Over the years, the DTBIA did have successes, though, especially in sponsoring the annual Wine Stroll, facilitating the farmers market, promoting monthly nighttime openings and sponsoring downtown parades.
The downtown parking district, which combined and redesigned several downtown parking lots, also will be folded into the new district. But the boundaries of the parking district and new Tracy Community Benefit District are as yet not identical. That will have to be ironed out.
Over the past half century, Tracy’s city government has focused a great deal of attention on the downtown. Since 1959, several major redevelopment projects have been proposed. The most recent, in the 1970s, would have created a downtown shopping center on 10th Street east of Central Avenue. It was stopped by a suit filed by California Rural Legal Assistance, which claimed elements in the plan to relocate some downtown residents weren’t sufficient. The city won the case in San Joaquin County Superior Court, but in the wake of changes in redevelopment laws, it decided not to wage battles on state appellate and Supreme Court levels.
Originally, in the 1940s and ’50s, it was the Merchants Division of the Tracy Chamber of Commerce that boosted the downtown and sponsored sales events. Formation of the Downtown Improvement District (D.I.D.) — later to become the DTBIA — in the 1970s stepped up efforts to revive the downtown area by sponsoring retail sales and community events, including arts and crafts fairs, sidewalk sales and food bazaars. In the 1980s, the Main Street Tracy program focused continuing public attention on the downtown before fading from sight.

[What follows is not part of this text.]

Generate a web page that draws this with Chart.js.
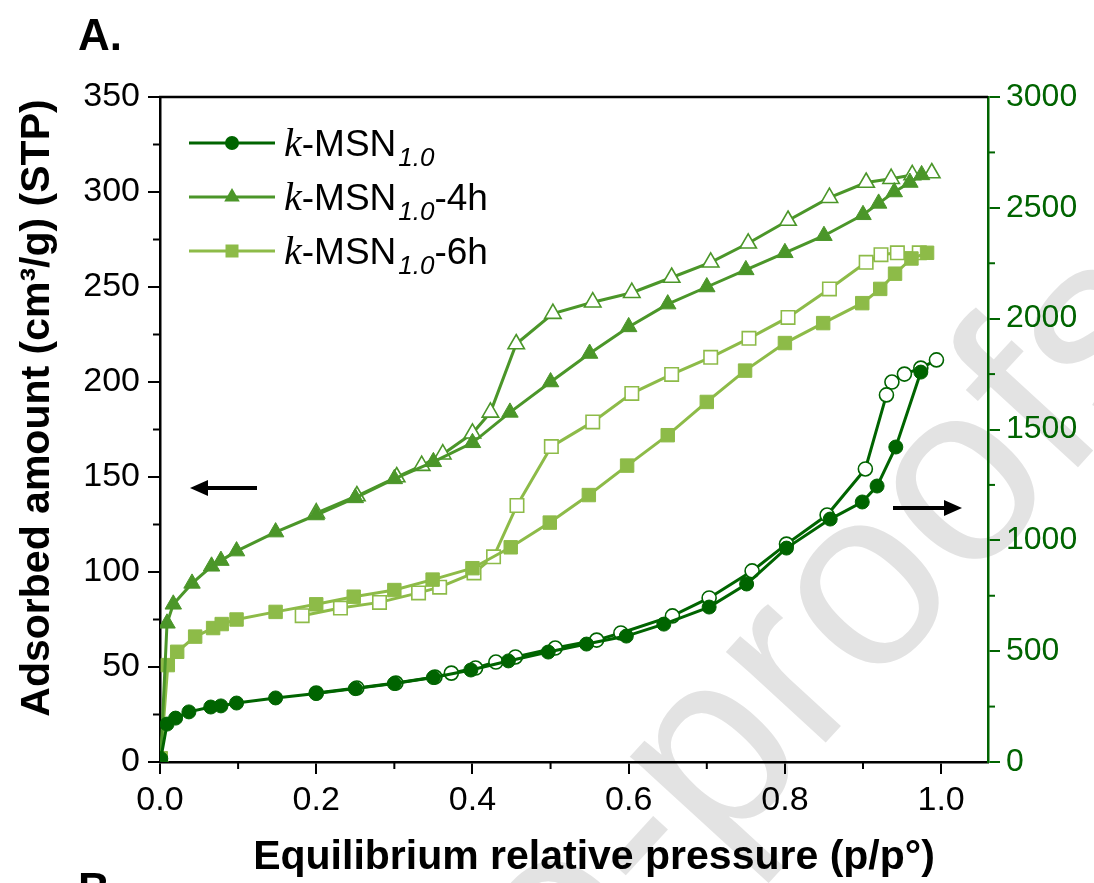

More recently, the city has invested heavily in the downtown’s physical facilities. The reconstructed Grand Theatre Center of the Arts, the refurbished 1917 City Hall and fire station, the streetscape improvements and now the Tracy Transit Station all are having a positive impact on the downtown.
As we all know, the downtown is no longer the major center of retail activity in Tracy. The openings of the mall and big-box stores have moved the emphasis to the northwest part of town along Interstate 205.
But Tracy’s central business district still retains the historically rich ambiance of a real downtown and continues to be a business hub for smaller retailers, eateries, banks and service businesses.
Let’s hope the new district, which appears headed for approval at next month’s vote among downtown property owners, lives up to expectations to be an important tool in breathing additional life into Tracy’s traditional core.
It won’t be the first effort to do so, but its more solid funding base and greater involvement of property owners give it the best chance to succeed in the ever-changing business climate of today and the years ahead.